> _TASK DETAILS_:
Write out, word for word, every line from the first one through the line that holds "return 1 - y / H", and nothing else; skip the pictures.

> _INFORMATION SHOWN_:

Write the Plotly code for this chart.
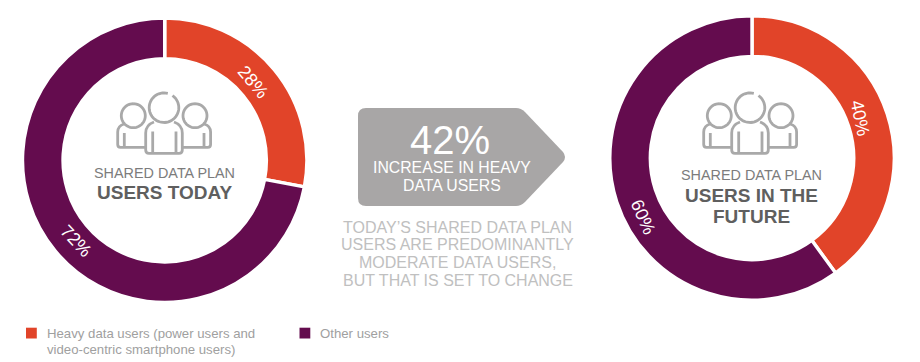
import math
import plotly.graph_objects as go

W, H = 920, 362

categories = ["Heavy data users", "Other users"]
today_values = [28, 72]
future_values = [40, 60]

ORANGE = "#E14429"
PURPLE = "#640C4E"
GREY_ICON = "#A9A9A9"
FONT = "Liberation Sans"


def px(x):
    return x / W


def py(y):
    return 1 - y / H


def path(cmds):
    out = []
    for c in cmds:
        if isinstance(c, str):
            out.append(c)
        else:
            out.append(f"{px(c[0]):.5f},{py(c[1]):.5f}")
    return " ".join(out)


fig = go.Figure()


def donut(values, cx, cy, r):
    fig.add_trace(go.Pie(
        labels=categories, values=values, hole=0.715, sort=False,
        direction="clockwise", rotation=0, textinfo="none", hoverinfo="skip",
        showlegend=False,
        marker=dict(colors=[ORANGE, PURPLE], line=dict(color="white", width=3.4)),
        domain=dict(x=[px(cx - r), px(cx + r)], y=[py(cy + r), py(cy - r)]),
    ))


donut(today_values, 164.7, 160.3, 142.2)
donut(future_values, 752, 158, 142.2)

shapes = []
annotations = []


def text(x, y, s, size, color, bold=False, angle=0, anchor="center"):
    annotations.append(dict(
        x=px(x), y=py(y), xref="paper", yref="paper", text=f"<b>{s}</b>" if bold else s,
        showarrow=False, textangle=angle, xanchor=anchor, yanchor="middle",
        font=dict(family=FONT, size=size, color=color),
    ))


def arc_path(cx, cy, r, a0, a1, n=48):
    pts = []
    for i in range(n + 1):
        a = math.radians(a0 + (a1 - a0) * i / n)
        pts.append((cx + r * math.sin(a), cy - r * math.cos(a)))
    return path(["M", pts[0]] + [c for p in pts[1:] for c in ("L", p)])


def icon(dx, dy):
    line = dict(color=GREY_ICON, width=2.8)

    def add(d):
        shapes.append(dict(type="path", xref="paper", yref="paper", path=d, line=line))

    def P(x, y):
        return (x + dx, y + dy)

    add(arc_path(164 + dx, 107.7 + dy, 14.8, 35, 375))
    add(arc_path(133.3 + dx, 115.7 + dy, 12, 0, 360))
    add(arc_path(195 + dx, 115.7 + dy, 12, 0, 360))
    # centre body
    add(path(["M", P(154, 122), "Q", P(145.7, 125), P(145.7, 133), "L", P(145.7, 150),
              "Q", P(145.7, 153.3), P(149, 153.3), "L", P(179, 153.3),
              "Q", P(182.3, 153.3), P(182.3, 150), "L", P(182.3, 133),
              "Q", P(182.3, 125), P(174, 122)]))
    add(path(["M", P(152.7, 131.5), "L", P(152.7, 153)]))
    add(path(["M", P(176, 131.5), "L", P(176, 153)]))
    # left body
    add(path(["M", P(124, 124), "Q", P(117.7, 126), P(117.7, 132), "L", P(117.7, 144.5),
              "Q", P(117.7, 147.3), P(120.5, 147.3), "L", P(145, 147.3)]))
    add(path(["M", P(124.3, 133), "L", P(124.3, 147)]))
    # right body
    add(path(["M", P(204.3, 124), "Q", P(210.6, 126), P(210.6, 132), "L", P(210.6, 144.5),
              "Q", P(210.6, 147.3), P(207.8, 147.3), "L", P(183, 147.3)]))
    add(path(["M", P(204, 133), "L", P(204, 147)]))


icon(0, 0)
icon(586, 0)

# arrow tag
shapes.append(dict(
    type="path", xref="paper", yref="paper", fillcolor="#A8A6A6",
    line=dict(color="#A8A6A6", width=0),
    path=path(["M", (366, 108), "L", (516, 108), "Q", (521, 108), (525, 112),
               "L", (563, 152), "Q", (567, 157), (563, 162),
               "L", (525, 202), "Q", (521, 206), (516, 206),
               "L", (366, 206), "Q", (358, 206), (358, 198),
               "L", (358, 116), "Q", (358, 108), (366, 108), "Z"]),
))

# legend swatches
for x0, color in ((26, ORANGE), (299.5, PURPLE)):
    shapes.append(dict(type="rect", xref="paper", yref="paper", x0=px(x0), x1=px(x0 + 10.8),
                       y0=py(338.5), y1=py(327.7), fillcolor=color, line=dict(color=color, width=0)))

# percentage labels
text(253, 82, f"{today_values[0]}%", 18, "white", angle=50)
text(76, 241, f"{today_values[1]}%", 18, "white", angle=47)
text(860, 118, f"{future_values[0]}%", 18, "white", angle=78)
text(643, 217, f"{future_values[1]}%", 18, "white", angle=66)

# centre labels
text(164.7, 173, "SHARED DATA PLAN", 14.4, "#7C7C7C")
text(164.7, 192.5, "USERS TODAY", 19, "#5F5F5F", bold=True)
text(751, 175, "SHARED DATA PLAN", 14.4, "#7C7C7C")
text(751, 195, "USERS IN THE", 19, "#5F5F5F", bold=True)
text(751, 216, "FUTURE", 19, "#5F5F5F", bold=True)

# arrow labels
text(450, 140, "42%", 40, "white")
text(451.7, 167, "INCREASE IN HEAVY", 15.8, "white")
text(451.7, 185, "DATA USERS", 15.8, "white")

# caption
for y, s in ((227, "TODAY\u2019S SHARED DATA PLAN"), (244.5, "USERS ARE PREDOMINANTLY"),
             (262.5, "MODERATE DATA USERS,"), (280.5, "BUT THAT IS SET TO CHANGE")):
    text(457.7, y, s, 16, "#C0C0C0")

# legend text
text(45, 333, "Heavy data users (power users and", 13.2, "#A0A0A0", anchor="left")
text(45, 349, "video-centric smartphone users)", 13.2, "#A0A0A0", anchor="left")
text(317.5, 333, categories[1], 13.2, "#A0A0A0", anchor="left")

fig.update_layout(
    width=W, height=H, margin=dict(l=0, r=0, t=0, b=0), autosize=False,
    paper_bgcolor="white", plot_bgcolor="white", shapes=shapes, annotations=annotations,
)
fig.write_html("out.html", config=dict(displayModeBar=False),
               post_script="document.body.style.margin='0';document.body.style.overflow='hidden';")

> _EXPECTED OUTPUT_:
Write the Plotly code for this chart.
import math
import plotly.graph_objects as go

W, H = 920, 362

categories = ["Heavy data users", "Other users"]
today_values = [28, 72]
future_values = [40, 60]

ORANGE = "#E14429"
PURPLE = "#640C4E"
GREY_ICON = "#A9A9A9"
FONT = "Liberation Sans"


def px(x):
    return x / W


def py(y):
    return 1 - y / H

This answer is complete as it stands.